Let \( P(h, k) \) be the middle point of the portion of the line AB intercepted between the axes. Using the midpoint formula:
\( h = \frac{\frac{p}{\cos \alpha} + 0}{2} = \frac{p}{2 \cos \alpha} \)

\( \implies \cos \alpha = \frac{p}{2h} \) ...(2)
And
\( k = \frac{0 + \frac{p}{\sin \alpha}}{2} = \frac{p}{2 \sin \alpha} \)

\( \implies \sin \alpha = \frac{p}{2k} \) ...(3)
To find the locus, we eliminate \( \alpha \) using the trigonometric identity \( \cos^2 \alpha + \sin^2 \alpha = 1 \).
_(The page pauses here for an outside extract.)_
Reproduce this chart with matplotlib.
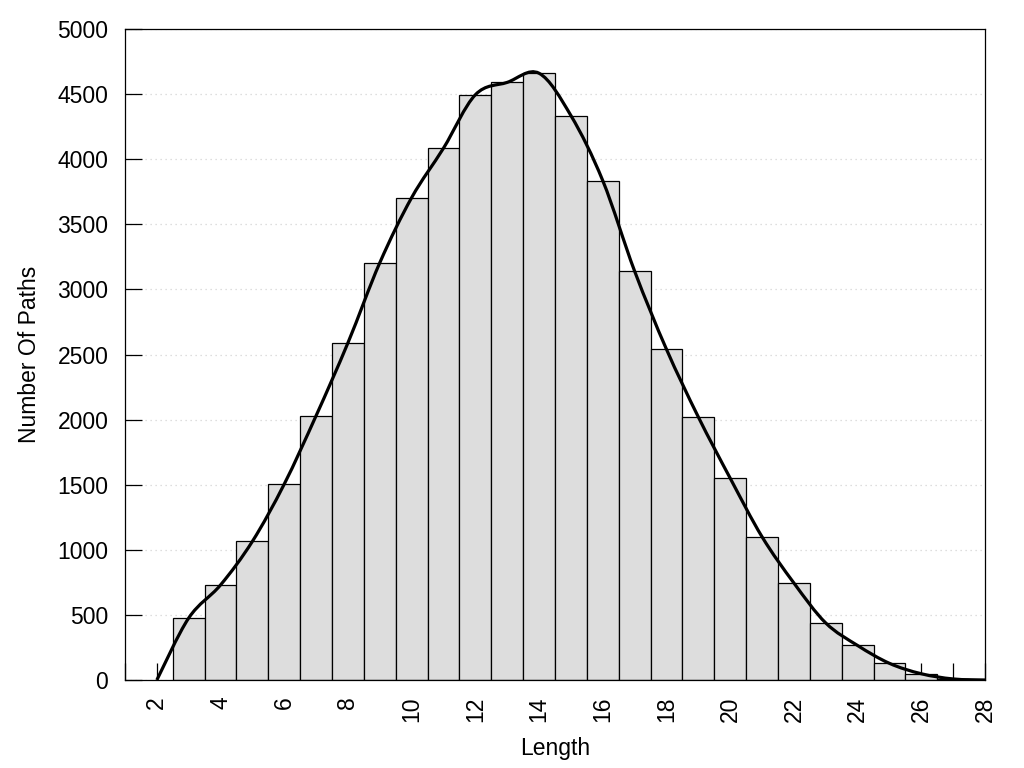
import numpy as np
import matplotlib
matplotlib.use("Agg")
import matplotlib.pyplot as plt
from matplotlib.path import Path
from matplotlib.patches import PathPatch

plt.rcParams['font.family'] = ['Liberation Sans', 'DejaVu Sans']

# histogram of path lengths
lengths = list(range(3, 28))
counts = [476, 730, 1065, 1505, 2030, 2590, 3205, 3705, 4085, 4495,
          4590, 4660, 4335, 3835, 3140, 2540, 2020, 1550, 1100, 745,
          438, 265, 128, 48, 8]

# smoothed curve through the bar tops (anchored to zero at both ends)
curve_x = [2] + lengths + [28]
curve_y = [0] + counts + [0]


def smooth_path(xs, ys):
    """Catmull-Rom curve through the points, as cubic bezier segments."""
    pts = np.column_stack([xs, ys]).astype(float)
    ext = np.vstack([pts[0], pts, pts[-1]])
    verts = [pts[0]]
    codes = [Path.MOVETO]
    for i in range(1, len(ext) - 2):
        p0, p1, p2, p3 = ext[i - 1], ext[i], ext[i + 1], ext[i + 2]
        verts += [p1 + (p2 - p0) / 6, p2 - (p3 - p1) / 6, p2]
        codes += [Path.CURVE4] * 3
    return Path(verts, codes)


fig = plt.figure(figsize=(10.24, 7.68), dpi=100)
ax = fig.add_axes([125 / 1024, 88 / 768, 860 / 1024, 651 / 768])

ax.bar(lengths, counts, width=1.0, color='#dddddd', edgecolor='black',
       linewidth=0.9, zorder=1)
ax.add_patch(PathPatch(smooth_path(curve_x, curve_y), fill=False,
                       edgecolor='black', linewidth=2.3, zorder=3))

ax.set_xlim(1, 28)
ax.set_ylim(0, 5000)
ax.set_xticks(range(1, 29))
ax.set_xticklabels([str(v) if v % 2 == 0 else '' for v in range(1, 29)],
                   rotation=90)
ax.set_yticks(range(0, 5001, 500))

ax.tick_params(direction='in', length=12, width=0.9, labelsize=16.5, pad=12)
ax.set_axisbelow(True)
ax.grid(axis='y', color='#d4d4d4', linestyle=(0, (1, 3)), linewidth=0.9)

for sp in ax.spines.values():
    sp.set_linewidth(0.9)

ax.set_xlabel("Length", fontsize=16.5, labelpad=11)
ax.set_ylabel("Number Of Paths", fontsize=16.5, labelpad=12)

fig.savefig("out.png", dpi=100)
Square equations (2) and (3) and add them:
\( \left(\frac{p}{2h}\right)^2 + \left(\frac{p}{2k}\right)^2 = \cos^2 \alpha + \sin^2 \alpha \)
\( \frac{p^2}{4h^2} + \frac{p^2}{4k^2} = 1 \)
Factor out \( p^2 \) from the left side:
\( p^2 \left(\frac{1}{4h^2} + \frac{1}{4k^2}\right) = 1 \)
\( p^2 \left(\frac{k^2 + h^2}{4h^2k^2}\right) = 1 \)
Multiply both sides by \( 4h^2k^2 \):
\( p^2(h^2 + k^2) = 4h^2k^2 \)
Replace \( (h, k) \) with \( (x, y) \) to find the locus:
The required locus of P is \( p^2(x^2 + y^2) = 4x^2y^2 \). This equation describes the path of the midpoint as the line changes its angle but keeps its distance from the origin constant.
In simple words: Imagine a line that cuts through the x and y axes. This line is always the same distance 'p' from the center point (origin). We want to find the path of the exact middle point of the line segment that is between the axes. By using geometry and a bit of algebra to remove the angle 'α', we find a special equation relating x and y that shows the path this midpoint takes.

🎯 Exam Tip: For locus problems involving midpoints, first find the coordinates of the endpoints of the segment, then use the midpoint formula. Remember the relationship between intercepts and the general form of a line.